In the UK we describe a cut roof as one you build from scratch, not using preformed trusses. These tend to be the roofs I end up doing and it's funny when I've spoke to other carpenters who avoid them.
|Getting the first four rafters up and the ridge is normally the tricky bit|
This week another carpenter and myself have put a cut roof on a rather large porch, it has quite a good pitch (40 degrees) and a wide overhang to allow for the stone work that needs to be built up under it.
|Ceiling collars added to give the roof that triangulation it needs for strenght|
Starting a roof like this is the hard bit, working out the angles, cuts and lenghs. We used a ready reckoner on this roof (a book with tables of values for different pitches), each working it out separately and making sure we arrived at the same answer (we did!). Getting the first four rafters up with the ridge is normally tricky (you could each do with three hand to fix and hold everything).

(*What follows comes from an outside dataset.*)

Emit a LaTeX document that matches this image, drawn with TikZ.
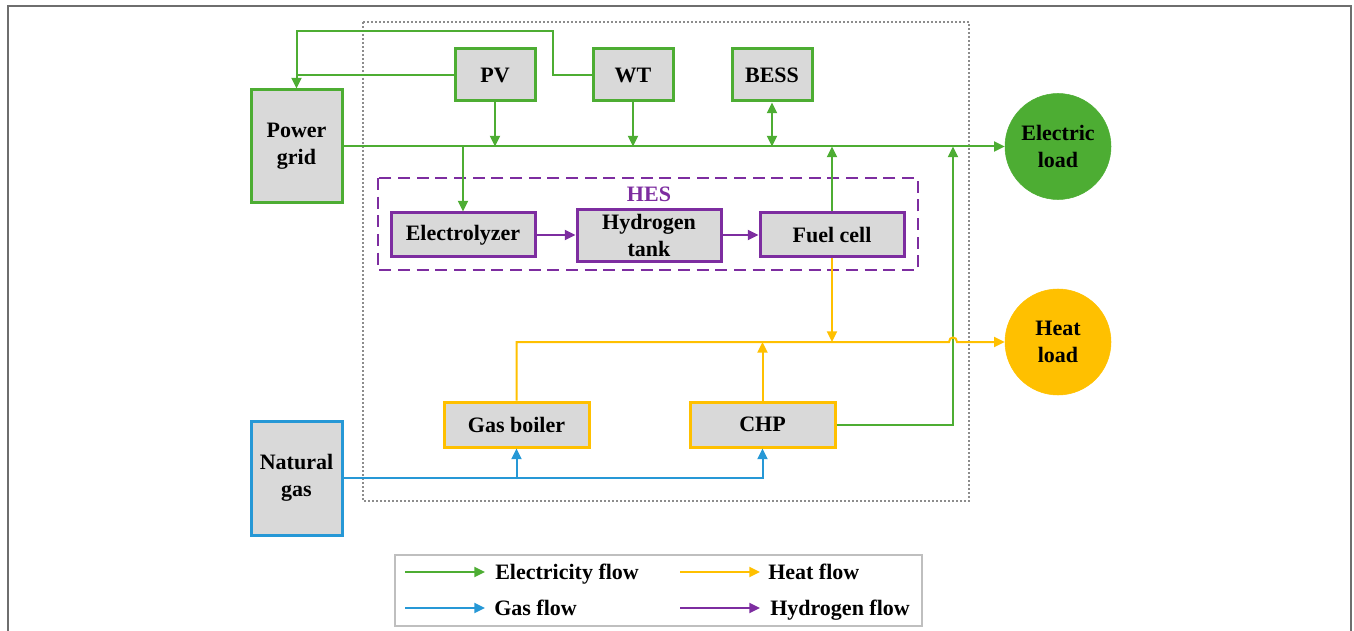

This is the point where you need to make sure all your cuts are spot on before you cut everything else.
|Front view of the framed out roof|
|Side view showing the gable ladder on the front to be supported by the stone work|
|Picture showing the eaves with soffit added and fasica but barge board still to go on|
Once all the rafters were up we added the ceiling collars to strengthen it then work on cutting the rafters to the right overhang and adding a "ladder" to the front to carry the barge board past the stone work that's to go up.